JUST when you thought your mailbox would be mercifully empty after the holiday catalogue and sales crush, a new deluge is forming.It won't arrive till the communications-industry marketers get their competitive campaigns into high gear. But it's likely to be a blizzard.
That deluge of envelopes - plus jingly TV commercials and, of course, telemarketing - may not be welcome. But the combination of services it promises should be. Instead of separate wires (and bills) for phone and cable service, it will bring closer the long-touted convergence of TV, phone, Internet, movies, and special-event front-row seats in your living room. Also, further expansion of wireless communications.
After Judge Harold Green's landmark 1982 decision breaking up the quasi-monopoly phone business, it took a while for Candice Bergen to arrive, MCI to discover friends, and AT&T to find that "trust" meant something Green couldn't bust. The next phase of the revolution will be bigger and more complex. It was set in motion by surprisingly strong bipartisan congressional support for an omnibus telecommunications bill. President Clinton will shortly sign it into law.
The hardware implications are dramatic. The combination of phone, computer, and hi-fi entertainment center equipment already under way will no doubt accelerate.
But software matters more. Everyone will profit from focusing on content and the impact on people's lives.
We're seeing a striking example of the acceleration of history. From the time of Socrates' complaint about the invention of writing and its effect on oral communication to the invention of printing, both communication and information storage expanded slowly. But the jump from print to the era of radio, film, TV, recordings, and geometrically expanding computer communications has taken place in a mere blink of time's eye.

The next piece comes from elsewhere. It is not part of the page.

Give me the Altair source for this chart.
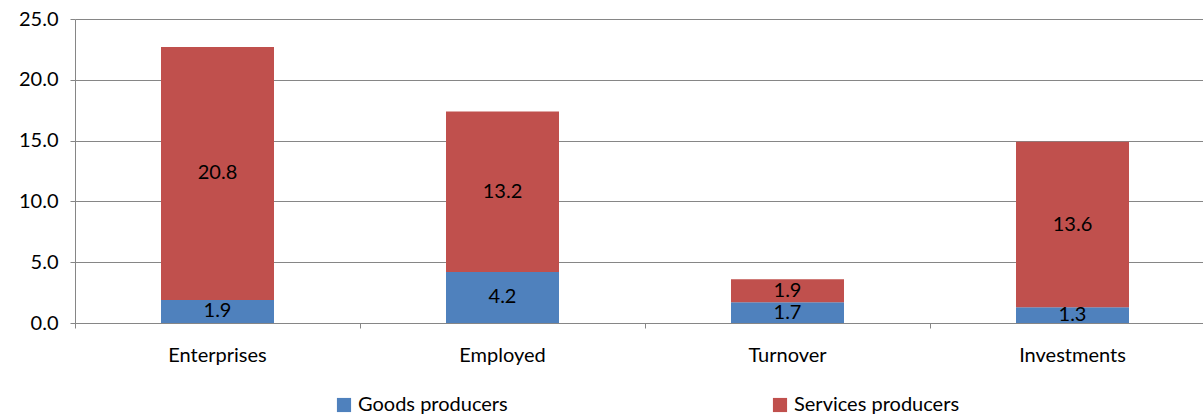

As each new step takes place, we might imagine Socrates looking over our shoulders.
Yes, Congress made it a crime to transmit "indecent" material on the Net, and gave parents a device to block objectionable TV programming from children. But what about the amount of time individuals spend glued to their new Internet-tainment-fax-phone centers? And what portion of the vast possible content will be what people want and need? Will information outpace misinformation? Will people short real social life for sealed-off virtual life?
Neither Congress nor president can answer those questions. Families and individuals will have to provide the answers. We're not pessimistic, despite the excesses of indulgence that usually attend new gadgetry. There's something basic in the intelligence and questing nature of mankind that prevents humans from becoming slaves to mechanics rather than meaning. So, bring on the new era.